Why Nurses Should Get Their MSN
I graduated with my bachelor’s degree in nursing in 2017 and it wasn’t long before I started thinking about advancing my education with an MSN. I have a passion for teaching and I wanted to do more for my patients and help them learn how to lead healthier lives.
Deciding to go back to school wasn’t an easy decision. I was somewhat nervous about enrolling in a master’s degree program, especially because I was going to be working full-time while in school. My friends all said that earning their MSN was the best thing they ever did, but I wasn’t sure if I could make it work. Was I smart enough? Would I have the time? What if I failed?

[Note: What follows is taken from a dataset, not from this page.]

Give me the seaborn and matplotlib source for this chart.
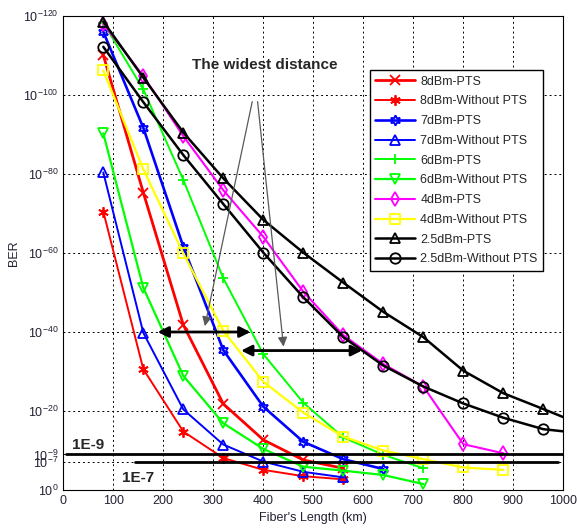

I put those doubts aside and I’m glad I did. In nine short months, I will graduate with my Master of Science in Nursing from Herzing University’s Family Nurse Practitioner program. It has been challenging at times, but I have no doubt that it will be worth the time and the effort.

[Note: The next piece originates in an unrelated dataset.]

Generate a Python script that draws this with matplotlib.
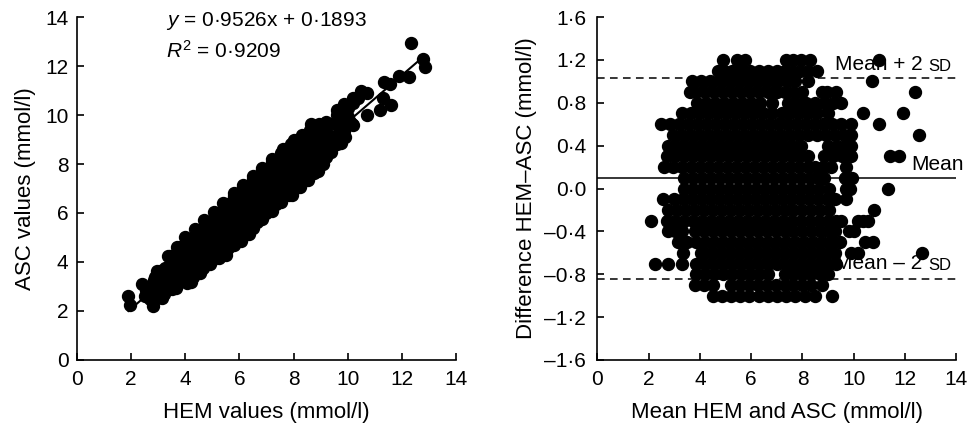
import numpy as np
import matplotlib.pyplot as plt

plt.rcParams['font.family'] = ['Liberation Sans', 'DejaVu Sans']
plt.rcParams['mathtext.fontset'] = 'custom'
plt.rcParams['mathtext.rm'] = 'Liberation Sans'
plt.rcParams['mathtext.it'] = 'Liberation Sans:italic'

# Bland-Altman data: difference levels (HEM-ASC) and the means seen on each level
diff_levels = [1.2, 1.1, 1.0, 0.9, 0.8, 0.7, 0.6, 0.5, 0.4, 0.3, 0.2, 0.1,
               0.0, -0.1, -0.2, -0.3, -0.4, -0.5, -0.6, -0.7, -0.8, -0.9, -1.0]
mean_rows = [
    [4.9, 5.45, 5.75, 7.35, 7.65, 7.95, 8.3, 11.0],
    [4.7, 4.95, 5.25, 5.6, 5.95, 6.3, 6.65, 7.0, 7.3, 7.6, 7.9, 8.2, 8.55],
    [3.7, 4.05, 4.4, 4.75, 5.1, 5.45, 5.8, 6.15, 6.5, 6.85, 7.05, 7.4, 7.7, 8.2, 10.7],
    [3.6, 3.85, 4.2, 4.55, 4.9, 5.25, 5.6, 5.95, 6.3, 6.65, 7.0, 7.3, 7.65, 8.0,
     8.75, 8.95, 9.3, 12.4],
    [3.9, 4.25, 4.6, 4.95, 5.3, 5.65, 6.0, 6.35, 6.8, 7.45, 7.8, 8.15, 8.5, 8.85,
     9.2, 9.5],
    [3.3, 3.65, 4.0, 4.35, 4.7, 5.05, 5.4, 5.75, 6.1, 6.45, 6.8, 7.2, 7.5, 7.85,
     8.2, 8.55, 9.0, 10.35, 11.9],
    [2.5, 2.85, 3.2, 3.55, 3.9, 4.25, 4.6, 4.95, 5.3, 5.65, 6.0, 6.35, 6.7, 7.05,
     7.4, 7.75, 8.1, 8.45, 8.8, 9.15, 9.5, 9.9, 11.0],
    [2.95, 3.3, 3.65, 4.0, 4.35, 4.7, 5.05, 5.4, 5.75, 6.1, 6.45, 6.8, 7.15, 7.5,
     7.85, 8.2, 8.55, 8.9, 9.25, 9.6, 9.9, 12.55],
    [2.75, 3.1, 3.45, 3.8, 4.15, 4.5, 4.85, 5.2, 5.55, 5.9, 6.25, 6.6, 6.95, 7.3,
     7.65, 7.95, 9.0, 9.35, 9.65, 9.9],
    [2.7, 3.05, 3.4, 3.75, 4.1, 4.45, 4.8, 5.15, 5.5, 5.85, 6.2, 6.55, 6.9, 7.25,
     7.6, 7.9, 8.2, 8.85, 9.2, 9.55, 9.9, 11.4, 11.75],
    [2.6, 2.95, 3.3, 3.65, 4.0, 4.35, 4.7, 5.05, 5.4, 5.75, 6.1, 6.45, 6.8, 7.15,
     7.5, 7.85, 8.2, 8.5, 8.8, 9.1, 9.7],
    [3.4, 3.75, 4.1, 4.45, 4.8, 5.15, 5.5, 5.85, 6.2, 6.55, 6.9, 7.25, 7.6, 7.95,
     8.3, 8.6, 8.85, 9.65, 9.95],
    [3.4, 3.75, 4.1, 4.45, 4.8, 5.15, 5.5, 5.85, 6.2, 6.55, 6.9, 7.25, 7.6, 7.95,
     8.3, 8.65, 9.05, 9.7, 9.85, 11.35],
    [2.55, 3.0, 3.35, 3.7, 4.05, 4.4, 4.75, 5.1, 5.45, 5.8, 6.15, 6.5, 6.85, 7.2,
     7.55, 7.9, 8.25, 8.6, 8.95, 9.25, 9.7],
    [2.75, 3.1, 3.45, 3.8, 4.15, 4.5, 4.85, 5.2, 5.55, 5.9, 6.25, 6.6, 6.95, 7.3,
     7.65, 8.0, 8.35, 8.7, 9.05, 10.8],
    [2.1, 2.7, 3.05, 3.4, 3.75, 4.1, 4.45, 4.8, 5.15, 5.5, 5.85, 6.2, 6.55, 6.9,
     7.25, 7.6, 7.95, 8.3, 8.65, 9.0, 9.3, 9.5, 10.15, 10.35, 10.55],
    [2.75, 3.05, 3.3, 3.8, 4.15, 4.5, 4.85, 5.2, 5.55, 5.9, 6.25, 6.6, 6.95, 7.3,
     7.65, 8.0, 8.35, 8.7, 9.0, 9.25, 9.8, 10.0],
    [3.15, 3.5, 3.85, 4.2, 4.55, 4.9, 5.25, 5.6, 5.95, 6.3, 6.65, 7.0, 7.35, 7.7,
     8.05, 8.4, 8.75, 9.1, 9.45, 10.45, 10.75],
    [3.35, 4.05, 4.4, 4.75, 5.1, 5.45, 5.8, 6.15, 6.5, 6.85, 7.2, 7.55, 7.9, 8.25,
     8.6, 8.95, 9.25, 9.9, 10.15, 12.65],
    [2.25, 2.75, 3.3, 3.85, 4.2, 4.55, 4.9, 5.25, 5.6, 5.95, 6.3, 6.65, 7.0, 7.35,
     7.7, 8.05, 8.4, 8.75, 9.05, 9.3],
    [3.85, 4.2, 4.55, 4.9, 5.25, 5.6, 5.95, 6.3, 6.65, 7.3, 7.65, 8.0, 8.35, 8.7, 9.0],
    [3.8, 4.15, 4.5, 5.2, 5.55, 5.9, 6.25, 6.6, 6.95, 7.3, 7.65, 8.0, 8.35, 8.75],
    [4.5, 4.85, 5.2, 5.55, 5.9, 6.3, 6.65, 7.0, 7.35, 7.7, 8.1, 8.5, 9.15],
]

# regression and agreement limits as printed on the chart
slope, intercept, r2 = 0.9526, 0.1893, 0.9209
fit_x = [1.9, 12.7]
mean_diff = 0.095
upper_loa = 1.035
lower_loa = -0.845

mean_vals = np.concatenate([np.array(r) for r in mean_rows])
diff_vals = np.concatenate([np.full(len(r), d) for r, d in zip(mean_rows, diff_levels)])
hem = mean_vals + diff_vals / 2
asc = mean_vals - diff_vals / 2

fs = 15
lfs = 16
ms = 8.6

def dot(v):
    s = f"{v:.1f}".replace('.', '·')
    if s.startswith('-'):
        s = '–' + s[1:]
    return '0·0' if s == '–0·0' else s

def style(ax):
    for side in ['top', 'right']:
        ax.spines[side].set_visible(False)
    for side in ['left', 'bottom']:
        ax.spines[side].set_linewidth(1.2)
    ax.tick_params(direction='in', length=5, width=1.2, labelsize=fs)
    ax.tick_params(axis='x', pad=7)

fig = plt.figure(figsize=(9.68, 4.26), dpi=100)

# left: ASC vs HEM
ax1 = fig.add_axes([0.0795, 0.155, 0.3915, 0.805])
ax1.plot(hem, asc, 'o', color='black', ms=ms, mec='black', clip_on=False)
fx = np.array(fit_x)
ax1.plot(fx, slope * fx + intercept, color='black', lw=1.5)
ax1.set_xlim(0, 14)
ax1.set_ylim(0, 14)
ax1.set_xticks(range(0, 15, 2))
ax1.set_yticks(range(0, 15, 2))
style(ax1)
ax1.tick_params(axis='y', pad=6)
ax1.set_xlabel('HEM values (mmol/l)', fontsize=lfs)
ax1.set_ylabel('ASC values (mmol/l)', fontsize=lfs)
ax1.xaxis.set_label_coords(0.5, -0.122)
ax1.yaxis.set_label_coords(-0.108, 0.5)
ax1.text(3.3, 13.85, '$y$ = 0·9526x + 0·1893', fontsize=fs, va='center')
ax1.text(3.3, 12.6, '$R^2$ = ' + f'{r2:.4f}'.replace('.', '·'), fontsize=fs, va='center')

# right: Bland-Altman
ax2 = fig.add_axes([0.617, 0.155, 0.371, 0.805])
ax2.axhline(mean_diff, color='black', lw=1.1)
ax2.axhline(upper_loa, color='black', lw=1.1, dashes=(5, 3.5))
ax2.axhline(lower_loa, color='black', lw=1.1, dashes=(5, 3.5))
ax2.plot(mean_vals, diff_vals, 'o', color='black', ms=ms, mec='black', clip_on=False)
ax2.set_xlim(0, 14)
ax2.set_ylim(-1.6, 1.6)
ax2.set_xticks(range(0, 15, 2))
yt = np.round(np.arange(-1.6, 1.61, 0.4), 1)
ax2.set_yticks(yt)
ax2.set_yticklabels([dot(v) for v in yt])
style(ax2)
ax2.tick_params(axis='y', pad=8)
ax2.set_xlabel('Mean HEM and ASC (mmol/l)', fontsize=lfs)
ax2.set_ylabel('Difference HEM–ASC (mmol/l)', fontsize=lfs)
ax2.xaxis.set_label_coords(0.5, -0.122)
ax2.yaxis.set_label_coords(-0.167, 0.5)

sd_up = ax2.text(13.8, upper_loa + 0.03, 'SD', fontsize=12, ha='right', va='bottom')
ax2.annotate('Mean + 2 ', xy=(0, 0), xycoords=sd_up, fontsize=fs, ha='right', va='bottom')
ax2.text(14.3, mean_diff + 0.04, 'Mean', fontsize=fs, ha='right', va='bottom', clip_on=False)
sd_lo = ax2.text(13.8, lower_loa + 0.06, 'SD', fontsize=12, ha='right', va='bottom')
ax2.annotate('Mean – 2 ', xy=(0, 0), xycoords=sd_lo, fontsize=fs, ha='right', va='bottom')

fig.savefig('out.png', dpi=100)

As a nurse practitioner, I will be able to be more involved in providing excellent care for my patients and I will owe it all to taking that first step to continue my education.
Here’s why you should consider earning your MSN:
1. Increasing demand for experienced, specialized nurses
As healthcare organizations deal with a growing patient population and a shortage of skilled healthcare professionals, nurses with advanced knowledge and skills are in high demand. With an MSN, you can expand your scope of practice, help train new nurses and play an increasingly central role in ensuring quality patient care.

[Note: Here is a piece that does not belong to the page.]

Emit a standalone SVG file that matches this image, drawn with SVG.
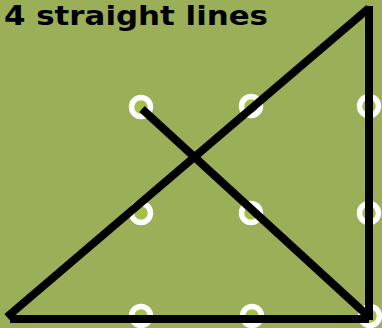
<svg xmlns="http://www.w3.org/2000/svg" width="382" height="328" viewBox="0 0 382 328">
<style>
.dot{fill:#a5c046;stroke:#ffffff;stroke-width:5.5}
.ln{stroke:#000000;stroke-width:8;fill:none;stroke-linecap:butt}
.t{font-family:"DejaVu Sans",sans-serif;font-weight:bold;font-size:27px;fill:#000000}
</style>
<rect width="382" height="328" fill="#9aaf57"/>
<text class="t" x="4" y="25" textLength="264" lengthAdjust="spacingAndGlyphs">4 straight lines</text>
<g id="dots">
<circle id="d1" class="dot" cx="141" cy="107" r="9.5"/>
<circle id="d2" class="dot" cx="251" cy="106" r="9.5"/>
<circle id="d3" class="dot" cx="369" cy="106" r="9.5"/>
<circle id="d4" class="dot" cx="141" cy="213" r="9.5"/>
<circle id="d5" class="dot" cx="251" cy="213" r="9.5"/>
<circle id="d6" class="dot" cx="369" cy="213" r="9.5"/>
<circle id="d7" class="dot" cx="141" cy="316" r="9.5"/>
<circle id="d8" class="dot" cx="252" cy="316" r="9.5"/>
<circle id="d9" class="dot" cx="370" cy="316" r="9.5"/>
</g>
<g id="connectors">
<line class="ln" x1="7" y1="317" x2="369" y2="8"/>
<line class="ln" x1="369" y1="6" x2="369" y2="320"/>
<line class="ln" x1="10" y1="319" x2="369" y2="319"/>
<line class="ln" x1="142" y1="109" x2="368" y2="316"/>
</g>
</svg>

I wanted to be more involved in patient care, so becoming a nurse practitioner seemed like the perfect next step for me. The Bureau of Labor Statistics predicts that employment for nurse practitioners will increase by 36 percent from 2016-2026, due in part to a shortage of primary care physicians and ever-growing demand for healthcare services. Nurse practitioners are certified to provide many of the same services as a general physician and can help increase access to health care in underserved areas.
2. Advancement opportunities
I also knew that I would soon be left behind if I didn’t continue my education. New nurses are joining the workforce at a rapid rate, creating opportunities for experienced nurses to move into specialized roles and leadership positions. With an MSN, you can pursue specialties in a variety of different areas, including nurse education and nurse leadership. Advancing your education not only makes you more marketable for leadership roles, but it also increases your value to an organization and makes you an indispensable part of the nursing team.
3. More responsibility
As you advance to these leadership roles, you also gain more responsibility and have more opportunities to make a difference in patient outcomes. I knew that pursuing my MSN would allow me to be involved in the nursing process at a higher level, prescribing medications and working alongside physicians.
Today, I’m looking forward to graduation and I’m proud of the success I’ve had thus far. The support and resources provided by the faculty and staff at Herzing University have helped make this process possible. I have not felt alone once, which is especially important to me as an online student.
No matter what your inspiration is, earning your master’s degree in nursing is worthwhile. It will help you grow exponentially, not only in your career but in your relationships with others, as you will become their inspiration for continuing their education.
When I look in my nine-year-old daughter’s eyes, I know that she deserves this. I want to show her how hard work pays off, and that if you set a goal, it is attainable. I can only hope that this will inspire her someday, not to follow in my footsteps (although that would be lovely), but to set her own goals and see that they are within arm’s reach.
You owe it to yourself to dust off the books and advance your nursing degree. Your community will thank you and your future self will thank you. There is no better time than now to pursue the next step in your nursing career.